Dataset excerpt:
★ ★ ★ ★ ★ ★ ★

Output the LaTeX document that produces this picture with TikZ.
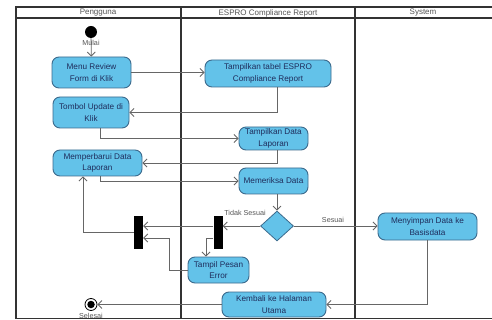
\documentclass[tikz,border=0pt]{standalone}
\usepackage{fontspec}
\setmainfont{Liberation Sans}
\usetikzlibrary{arrows.meta,shapes.geometric,calc}
\definecolor{actfill}{HTML}{63C2E9}
\definecolor{actline}{HTML}{3C6A8C}
\definecolor{acttext}{HTML}{1F2D5C}
\definecolor{flowline}{HTML}{666666}
\definecolor{laneline}{HTML}{333333}
\definecolor{labeltext}{HTML}{555555}
\tikzset{
  activity/.style={draw=actline, line width=0.9pt, fill=actfill, rounded corners=7pt,
    align=center, inner sep=1pt, text=acttext,
    font=\fontsize{8.2}{11.5}\selectfont},
  choice/.style={diamond, draw=actline, line width=0.8pt, fill=actfill, inner sep=0pt,
    minimum width=33pt, minimum height=30pt},
  syncbar/.style={rectangle, fill=black, draw=none, minimum width=9pt, minimum height=33pt, inner sep=0pt},
  flow/.style={draw=flowline, line width=0.8pt, -{Straight Barb[length=4pt,width=8pt]}},
  guard/.style={text=labeltext, font=\fontsize{7.2}{8}\selectfont, inner sep=0pt},
  lanehead/.style={text=labeltext, font=\fontsize{8}{9}\selectfont, inner sep=0pt},
}
\begin{document}
\begin{tikzpicture}[x=1pt,y=-1pt]
\useasboundingbox (0,0) rectangle (492,320);

% swimlane frame
\draw[laneline, line width=1.1pt] (16,318.5) -- (16,7) -- (492,7);
\draw[laneline, line width=1.1pt] (16,18) -- (492,18);
\draw[laneline, line width=0.9pt] (16,318.5) -- (492,318.5);
\draw[laneline, line width=1.6pt] (181,7) -- (181,318.5);
\draw[laneline, line width=1.6pt] (355,7) -- (355,318.5);

\node[lanehead] (h1) at (98,13) {Pengguna};
\node[lanehead] (h2) at (268,13) {ESPRO Compliance Report};
\node[lanehead] (h3) at (423,13) {System};

% initial and final states
\node[circle, fill=black, minimum size=12pt, inner sep=0pt] (start) at (91,32) {};
\node[circle, draw=black, line width=0.8pt, minimum size=12pt, inner sep=0pt] (end) at (91,304.5) {};
\node[circle, fill=black, minimum size=7.5pt, inner sep=0pt] (endcore) at (91,304.5) {};

% activities
\node[activity, minimum width=79pt, minimum height=31pt] (menu) at (91.5,72.5) {Menu Review\\Form di Klik};
\node[activity, minimum width=126pt, minimum height=27pt] (tabel) at (268,73.5) {Tampilkan tabel ESPRO\\Compliance Report};
\node[activity, minimum width=76pt, minimum height=31pt] (tombol) at (91,112.5) {Tombol Update di\\Klik};
\node[activity, minimum width=69pt, minimum height=23pt] (tampdata) at (273.5,138.5) {Tampilkan Data\\Laporan};
\node[activity, minimum width=89pt, minimum height=26pt] (perbarui) at (97.5,163) {Memperbarui Data\\Laporan};
\node[activity, minimum width=69pt, minimum height=26pt] (periksa) at (273.5,181) {Memeriksa Data};
\node[choice] (dia) at (277,226) {};
\node[syncbar] (bar2) at (218,232.5) {};
\node[syncbar] (bar1) at (138.5,232.5) {};
\node[activity, minimum width=61pt, minimum height=26pt] (pesan) at (218.5,270) {Tampil Pesan\\Error};
\node[activity, minimum width=99pt, minimum height=27pt] (simpan) at (427.5,226.5) {Menyimpan Data ke\\Basisdata};
\node[activity, minimum width=104pt, minimum height=25pt] (kembali) at (274,304.5) {Kembali ke Halaman\\Utama};

% control flows
\draw[flow] (start) -- (menu);
\draw[flow] (menu.east) -- (menu.east -| tabel.west);
\draw[flow] ([xshift=9pt]tabel.south) |- (tombol);
\draw[flow] ([xshift=9pt]tombol.south) |- (tampdata);
\draw[flow] ([xshift=3.5pt]tampdata.south) |- (perbarui);
\draw[flow] ([xshift=2.5pt]perbarui.south) |- (periksa);
\draw[flow] (periksa.south -| dia) -- (dia.north);
\draw[flow] (dia.west) -- (dia.west -| bar2.east);
\draw[flow] (bar2.west |- dia.west) -- (bar1.east |- dia.west);
\draw[flow] ([yshift=-5.5pt]bar2.west) -| ([xshift=-12.5pt]pesan.north);
\draw[flow] (pesan.west) -- ++(-18,0) |- ([yshift=-5.5pt]bar1.east);
\draw[flow] (bar1.west) -| ([xshift=-14.5pt]perbarui.south);
\draw[flow] (dia.east) -- (dia.east -| simpan.west);
\draw[flow] (simpan.south) |- (kembali.east);
\draw[flow] (kembali.west) -- (end.east);

% labels
\node[guard] (mulai) at (91,43) {Mulai};
\node[guard] (selesai) at (91,316) {Selesai};
\node[guard] (tidak) at (245,213) {Tidak Sesuai};
\node[guard] (sesuai) at (333,220) {Sesuai};
\end{tikzpicture}
\end{document}
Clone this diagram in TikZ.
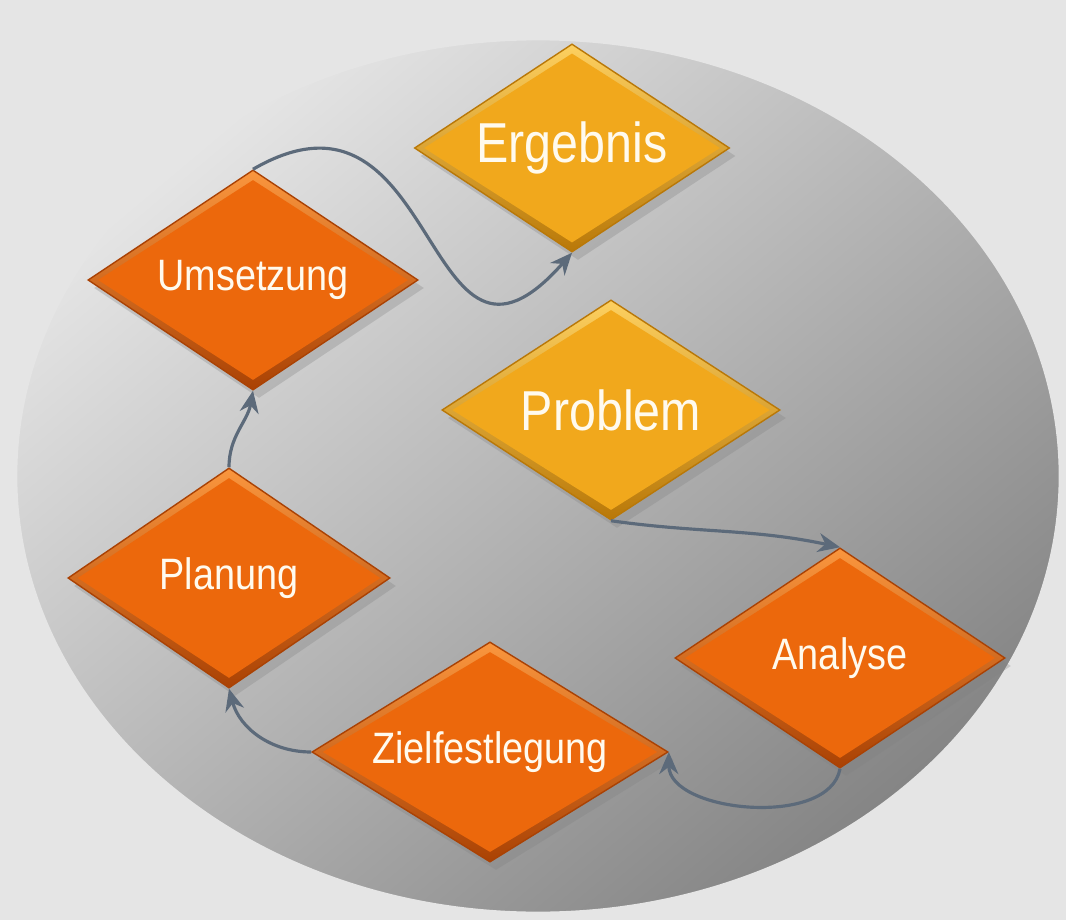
\documentclass[tikz,border=0pt]{standalone}
\usepackage{fontspec}
\newfontfamily\schrift[FakeStretch=0.86]{Liberation Sans}
\usetikzlibrary{shapes.geometric,arrows.meta,shadows,calc}

\definecolor{hgrund}{RGB}{229,229,229}
\definecolor{orangehell}{RGB}{250,150,62}
\definecolor{orangemitte}{RGB}{236,104,12}
\definecolor{orangedunkel}{RGB}{170,66,4}
\definecolor{goldhell}{RGB}{253,208,96}
\definecolor{goldmitte}{RGB}{241,168,28}
\definecolor{golddunkel}{RGB}{185,120,8}
\definecolor{linie}{RGB}{92,106,122}
\definecolor{textweiss}{RGB}{255,250,238}

% inner face of a bevelled diamond
\newcommand\innenraute[1]{%
  \coordinate (pc) at (path picture bounding box.center);
  \fill[#1] ($(path picture bounding box.north)!.09!(pc)$)
    -- ($(path picture bounding box.east)!.06!(pc)$)
    -- ($(path picture bounding box.south)!.09!(pc)$)
    -- ($(path picture bounding box.west)!.06!(pc)$) -- cycle;}

\tikzset{
  raute/.style={diamond, aspect=1.6, minimum width=3.3cm, minimum height=2.2cm, inner sep=0pt,
    text=textweiss, font=\schrift\fontsize{12.5}{14}\selectfont,
    drop shadow={opacity=.3, shadow xshift=.6mm, shadow yshift=-.8mm}},
  orangeraute/.style={raute, draw=orangedunkel, line width=.4pt,
    top color=orangehell, bottom color=orangedunkel,
    path picture={\innenraute{orangemitte}}},
  goldraute/.style={raute, draw=golddunkel, line width=.4pt,
    top color=goldhell, bottom color=golddunkel,
    path picture={\innenraute{goldmitte}}, font=\schrift\fontsize{16}{18}\selectfont},
  pfeil/.style={draw=linie, line width=.9pt, -{Stealth[length=2.2mm,width=1.9mm]}}
}

\begin{document}
\begin{tikzpicture}[x=0.01cm, y=0.01cm]
    \useasboundingbox (0,0) rectangle (1066,920);
    \fill[hgrund] (0,0) rectangle (1066,920);
    \shade[top color=black!10, bottom color=black!48, shading angle=40]
        (538,444) ellipse [x radius=5.23cm, y radius=4.38cm];
    \draw[white!80!gray, line width=1.5pt] (538,444) ellipse [x radius=5.23cm, y radius=4.38cm];

    \node[goldraute, minimum width=3.15cm, minimum height=2.08cm] (ergebnis) at (572,772) {Ergebnis};
    \node[orangeraute] (umsetzung) at (253,640) {Umsetzung};
    \node[goldraute, minimum width=3.38cm] (problem) at (611,510) {Problem};
    \node[orangeraute, minimum width=3.22cm] (planung) at (229,342) {Planung};
    \node[orangeraute] (analyse) at (840,262) {Analyse};
    \node[orangeraute, minimum width=3.56cm] (ziel) at (490,168) {Zielfestlegung};

    \draw[pfeil] (problem.south) to[out=-8, in=168] (analyse.north);
    \draw[pfeil] (analyse.south) to[out=-100, in=-90, looseness=.9] (ziel.east);
    \draw[pfeil] (ziel.west) to[out=180, in=-75] (planung.south);
    \draw[pfeil] (planung.north) to[out=90, in=-100] (umsetzung.south);
    \draw[pfeil] (umsetzung.north) .. controls +(190,110) and +(-150,-170) .. (ergebnis.south);
\end{tikzpicture}
\end{document}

★ ★ ★ ★ ★ ★ ★

SHORT TASK:
Where a line contains the string "this", extract that line.

COMPLETE RESPONSE:
Output the LaTeX document that produces this picture with TikZ.
Clone this diagram in TikZ.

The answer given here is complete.